For personal errand and concierge services, value-based pricing often makes you the most money. It means you charge for the relief or time saved your client gets, not just your hourly rate. Cost-plus works best if you're buying things for clients, like groceries, and adding a markup. Competitive pricing is a last resort if your service isn't special.

Side-by-side breakdown

Cost-plus pricing: You figure out your exact costs for an errand (gas, supplies, your hourly pay) and add a profit percentage on top. For example, if buying groceries costs you $5 in gas and 1 hour of your time at $25/hour, your cost is $30. You then add 20% ($6) to charge $36. It's simple, but you might be leaving money on the table if clients would pay more for their time back.

Competitive pricing: You look at what other errand runners or TaskRabbit pros charge in your area. If others charge $30-$45 per hour, you set your price in that range. This is easy research, but you take on their problems. If they're undercharging, so are you. It often leads to everyone lowering prices to win work, which cuts into your pay.

Value-based pricing: You charge based on the benefit your client gets. What problem are you solving for them? How much is that problem costing them before they hire you? A busy executive might save 2 hours by having you pick up dry cleaning. If their time is worth $100/hour, you saved them $200. You price your service based on a part of that $200, not just your cost to drive there. This requires you to understand why they need you.

When to choose cost-plus

Use cost-plus for your errand service mainly when you are buying physical goods for a client. Think grocery shopping, picking up prescriptions, or buying office supplies. You track the exact cost of the items, add a small markup (say, 10-25%), and then charge for your time on top. This is also useful if you get big contracts that demand a clear breakdown of costs, like working with an elderly care facility to manage all their residents' supply runs. It's less about your service time and more about the item's cost plus handling.

When to choose value-based

Choose value-based pricing when your personal errand or concierge service solves a clear problem that saves your client time, stress, or even money. For example:

Time saved: A busy parent needs help with school drop-offs and grocery runs. They value their family time at home more than driving. Your service gives them back those precious hours.

Stress avoided: An elderly client can't drive to appointments or handle paperwork. Your companionship and assistance remove their worry and ensure they get vital care.

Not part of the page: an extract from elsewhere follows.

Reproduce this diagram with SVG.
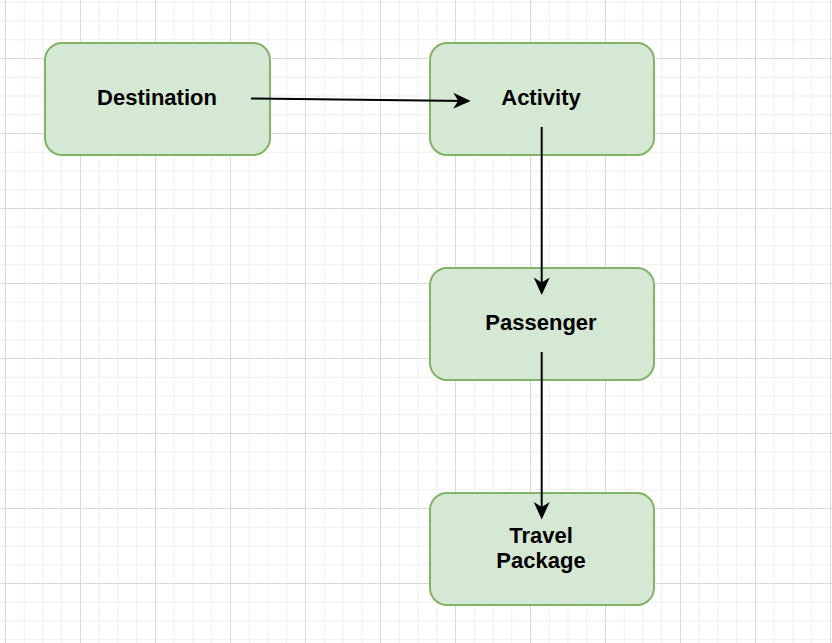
<svg xmlns="http://www.w3.org/2000/svg" width="832" height="643" viewBox="0 0 832 643">
  <defs>
    <pattern id="grid" patternUnits="userSpaceOnUse" x="5" y="-17" width="75" height="75">
      <rect x="18.75" y="0" width="1" height="75" fill="#efefef"/>
      <rect x="37.5" y="0" width="1" height="75" fill="#efefef"/>
      <rect x="56.25" y="0" width="1" height="75" fill="#efefef"/>
      <rect x="0" y="18.75" width="75" height="1" fill="#efefef"/>
      <rect x="0" y="37.5" width="75" height="1" fill="#efefef"/>
      <rect x="0" y="56.25" width="75" height="1" fill="#efefef"/>
      <rect x="0" y="0" width="1" height="75" fill="#dadada"/>
      <rect x="0" y="0" width="75" height="1" fill="#dadada"/>
    </pattern>
    <marker id="arrow" markerUnits="userSpaceOnUse" viewBox="-18 -9 20 18" markerWidth="20" markerHeight="18" refX="-4" refY="0" orient="auto">
      <path d="M0,0 L-17.5,-8 L-12.5,0 L-17.5,8 Z" fill="#000"/>
    </marker>
    <style>
      .node rect { fill: #d5e8d4; stroke: #82b366; stroke-width: 2; }
      .node text { font-family: "Liberation Sans", Arial, Helvetica, sans-serif; font-weight: bold; font-size: 22px; fill: #000; text-anchor: middle; }
      .edge { fill: none; stroke: #000; stroke-width: 2; marker-end: url(#arrow); }
    </style>
  </defs>
  <rect width="832" height="643" fill="#ffffff"/>
  <rect width="832" height="643" fill="url(#grid)"/>

  <g id="destination" class="node">
    <rect x="45" y="43" width="225" height="112" rx="17" ry="17"/>
    <text x="157" y="105">Destination</text>
  </g>
  <g id="activity" class="node">
    <rect x="430" y="43" width="224" height="112" rx="17" ry="17"/>
    <text x="541" y="105">Activity</text>
  </g>
  <g id="passenger" class="node">
    <rect x="430" y="268" width="224" height="112" rx="17" ry="17"/>
    <text x="541" y="330">Passenger</text>
  </g>
  <g id="travel-package" class="node">
    <rect x="430" y="493" width="224" height="112" rx="17" ry="17"/>
    <text x="541" y="543">Travel</text>
    <text x="541" y="568">Package</text>
  </g>

  <g id="connectors">
    <path class="edge" d="M251,98.5 L466.7,100.9"/>
    <path class="edge" d="M541.7,127 L541.7,291"/>
    <path class="edge" d="M541.7,352 L541.7,515.5"/>
  </g>
</svg>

Opportunity cost avoided: A small business owner needs administrative tasks done but can't hire a full-time assistant. You handle tasks like package shipping or supply restocking, letting them focus on making money.

For these clients, your hourly rate is less important than the outcome. Price based on what that peace of mind or extra time is worth to them, not just your gas and time.

The verdict

Here's the final word for your errand and concierge service. First, figure out your absolute lowest hourly cost to operate (your gas, car wear, phone, your bare minimum wage). This sets your price floor. Second, check what other local services charge to get a price range. Then, and this is key: ask what problem your client truly needs to solve. How much is it costing them to not have it solved? Charge 10-20% of that value you deliver. Many errand runners charge too little by focusing only on their hourly time, not the huge benefit they bring.

How to get started

To start, grab a pen and paper.

1. Your Cost Floor: How much does it truly cost you to run one hour of service? (Gas, car maintenance, phone, basic supplies, your minimum hourly pay). Let's say it's $20/hour. 2. Competitor Price: What do other local errand runners or senior companion services charge per hour? Check online. Let's say the average is $35/hour. 3. Client Value: Pick one past or current client. What problem did you solve for them? How much time, stress, or money did that problem cost them before they hired you? If they're a busy executive, your grocery run might save them 2 hours they'd spend driving. If their time is worth $75/hour, you saved them $150.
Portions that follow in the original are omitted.